— Begin DATA ENTRIES —
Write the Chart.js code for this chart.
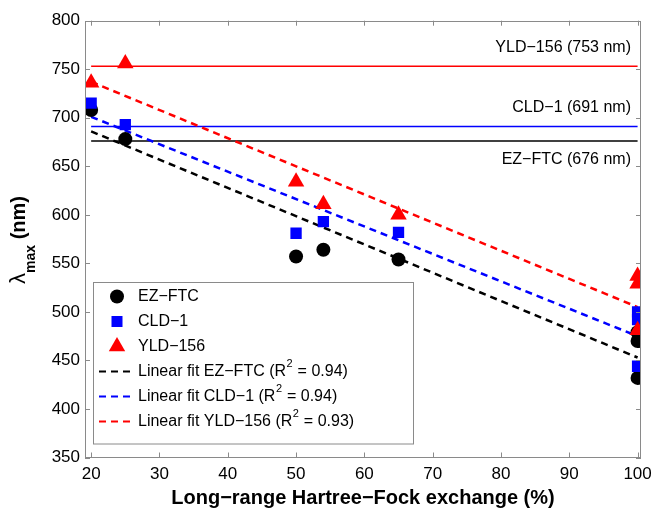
— End DATA ENTRIES —
— Begin DATA ENTRIES —
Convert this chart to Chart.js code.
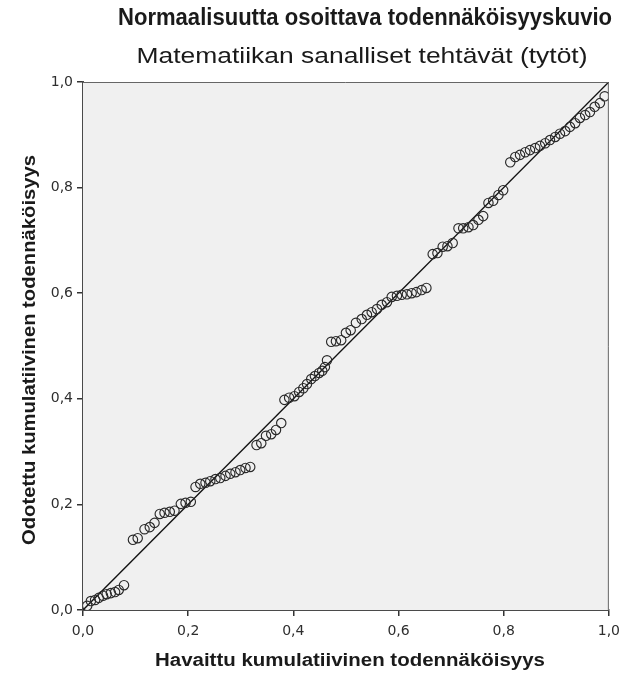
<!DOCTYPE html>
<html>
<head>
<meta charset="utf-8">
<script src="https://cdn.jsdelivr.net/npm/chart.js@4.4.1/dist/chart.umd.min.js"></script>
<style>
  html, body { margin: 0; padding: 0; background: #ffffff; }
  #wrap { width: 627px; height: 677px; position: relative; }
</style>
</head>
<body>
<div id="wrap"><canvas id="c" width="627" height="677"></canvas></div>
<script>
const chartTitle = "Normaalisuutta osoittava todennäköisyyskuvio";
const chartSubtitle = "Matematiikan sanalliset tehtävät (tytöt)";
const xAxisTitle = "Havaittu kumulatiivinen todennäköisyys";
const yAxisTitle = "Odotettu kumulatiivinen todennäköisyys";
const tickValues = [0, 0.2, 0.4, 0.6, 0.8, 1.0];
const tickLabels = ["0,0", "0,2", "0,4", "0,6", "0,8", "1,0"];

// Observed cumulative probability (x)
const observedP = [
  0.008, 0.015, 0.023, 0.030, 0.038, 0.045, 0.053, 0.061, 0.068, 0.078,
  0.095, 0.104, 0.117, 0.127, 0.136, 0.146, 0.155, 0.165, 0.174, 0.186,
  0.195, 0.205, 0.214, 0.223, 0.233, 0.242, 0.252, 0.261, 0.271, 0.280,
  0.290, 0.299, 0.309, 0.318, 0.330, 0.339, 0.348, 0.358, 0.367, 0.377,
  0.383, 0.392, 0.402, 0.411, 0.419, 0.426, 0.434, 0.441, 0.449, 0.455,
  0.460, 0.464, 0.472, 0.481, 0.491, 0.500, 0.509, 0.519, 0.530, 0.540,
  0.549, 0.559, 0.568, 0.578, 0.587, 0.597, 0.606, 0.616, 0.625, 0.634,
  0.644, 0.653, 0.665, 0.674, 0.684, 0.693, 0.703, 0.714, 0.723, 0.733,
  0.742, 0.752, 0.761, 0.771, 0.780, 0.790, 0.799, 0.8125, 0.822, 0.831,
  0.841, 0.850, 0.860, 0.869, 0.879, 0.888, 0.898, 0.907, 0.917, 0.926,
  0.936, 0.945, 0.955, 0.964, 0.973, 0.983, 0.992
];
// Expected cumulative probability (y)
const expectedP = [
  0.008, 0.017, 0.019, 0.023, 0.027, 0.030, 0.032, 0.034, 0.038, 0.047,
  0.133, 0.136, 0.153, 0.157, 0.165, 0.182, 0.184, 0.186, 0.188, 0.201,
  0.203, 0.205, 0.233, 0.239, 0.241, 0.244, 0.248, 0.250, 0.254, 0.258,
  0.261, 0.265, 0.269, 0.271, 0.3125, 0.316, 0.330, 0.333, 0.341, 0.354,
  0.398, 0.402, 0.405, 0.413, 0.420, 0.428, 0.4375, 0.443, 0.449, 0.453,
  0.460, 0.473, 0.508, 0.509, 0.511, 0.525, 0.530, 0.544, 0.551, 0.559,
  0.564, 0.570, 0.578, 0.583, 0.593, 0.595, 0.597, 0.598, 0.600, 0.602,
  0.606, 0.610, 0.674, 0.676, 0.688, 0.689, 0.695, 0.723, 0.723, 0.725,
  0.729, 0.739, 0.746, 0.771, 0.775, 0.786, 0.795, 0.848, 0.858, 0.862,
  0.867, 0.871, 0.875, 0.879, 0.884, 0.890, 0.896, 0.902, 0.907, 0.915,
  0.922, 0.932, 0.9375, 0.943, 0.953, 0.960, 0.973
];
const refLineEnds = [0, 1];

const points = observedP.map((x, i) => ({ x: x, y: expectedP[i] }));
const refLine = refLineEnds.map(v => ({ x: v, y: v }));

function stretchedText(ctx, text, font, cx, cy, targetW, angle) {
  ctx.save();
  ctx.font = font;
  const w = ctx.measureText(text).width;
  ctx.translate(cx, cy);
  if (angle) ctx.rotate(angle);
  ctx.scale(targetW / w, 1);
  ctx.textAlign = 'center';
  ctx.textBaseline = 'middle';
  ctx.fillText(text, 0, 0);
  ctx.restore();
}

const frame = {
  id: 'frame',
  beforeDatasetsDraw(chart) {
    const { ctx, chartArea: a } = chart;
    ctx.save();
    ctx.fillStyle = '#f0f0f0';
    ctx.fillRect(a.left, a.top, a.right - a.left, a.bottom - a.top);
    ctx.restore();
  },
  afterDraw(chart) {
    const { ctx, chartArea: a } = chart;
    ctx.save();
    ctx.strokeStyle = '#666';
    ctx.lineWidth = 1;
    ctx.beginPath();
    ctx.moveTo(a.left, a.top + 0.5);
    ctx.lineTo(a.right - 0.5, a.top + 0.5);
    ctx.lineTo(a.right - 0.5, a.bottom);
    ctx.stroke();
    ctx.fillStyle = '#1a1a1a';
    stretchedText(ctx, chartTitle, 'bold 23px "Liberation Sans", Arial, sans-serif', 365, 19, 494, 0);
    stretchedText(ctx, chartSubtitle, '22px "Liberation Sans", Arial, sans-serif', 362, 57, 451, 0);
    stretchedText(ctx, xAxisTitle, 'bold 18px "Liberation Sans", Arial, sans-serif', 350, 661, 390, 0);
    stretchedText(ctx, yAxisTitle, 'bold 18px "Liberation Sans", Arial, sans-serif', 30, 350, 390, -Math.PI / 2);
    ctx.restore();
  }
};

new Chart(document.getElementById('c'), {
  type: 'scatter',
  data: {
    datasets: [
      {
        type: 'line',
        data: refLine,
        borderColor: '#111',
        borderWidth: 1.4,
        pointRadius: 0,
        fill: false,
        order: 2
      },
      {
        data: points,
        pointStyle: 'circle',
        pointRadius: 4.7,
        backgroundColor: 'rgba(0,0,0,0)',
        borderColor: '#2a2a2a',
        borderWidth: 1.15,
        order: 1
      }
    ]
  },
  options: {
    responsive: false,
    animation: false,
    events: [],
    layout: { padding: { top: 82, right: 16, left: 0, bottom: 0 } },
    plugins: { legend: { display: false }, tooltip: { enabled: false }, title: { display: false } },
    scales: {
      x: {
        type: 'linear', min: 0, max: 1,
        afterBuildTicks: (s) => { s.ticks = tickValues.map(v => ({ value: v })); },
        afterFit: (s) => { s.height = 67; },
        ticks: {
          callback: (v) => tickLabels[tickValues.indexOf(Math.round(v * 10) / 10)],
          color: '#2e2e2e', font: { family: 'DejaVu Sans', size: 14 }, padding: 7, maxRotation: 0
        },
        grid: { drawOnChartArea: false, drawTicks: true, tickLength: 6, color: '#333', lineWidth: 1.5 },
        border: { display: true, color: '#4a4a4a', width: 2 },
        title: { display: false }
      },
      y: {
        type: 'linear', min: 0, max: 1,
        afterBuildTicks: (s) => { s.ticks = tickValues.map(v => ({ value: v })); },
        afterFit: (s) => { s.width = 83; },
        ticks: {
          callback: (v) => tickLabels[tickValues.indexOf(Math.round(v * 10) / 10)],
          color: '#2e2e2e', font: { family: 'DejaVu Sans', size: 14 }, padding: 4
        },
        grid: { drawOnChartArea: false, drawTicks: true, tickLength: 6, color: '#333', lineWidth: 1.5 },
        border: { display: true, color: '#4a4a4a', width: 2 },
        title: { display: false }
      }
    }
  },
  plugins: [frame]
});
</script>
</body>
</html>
— End DATA ENTRIES —
PROBLEM DESCRIPTION »
Report how many lines hold the string "code", giving the number and nothing else.

EXERCISE RESPONSE »
2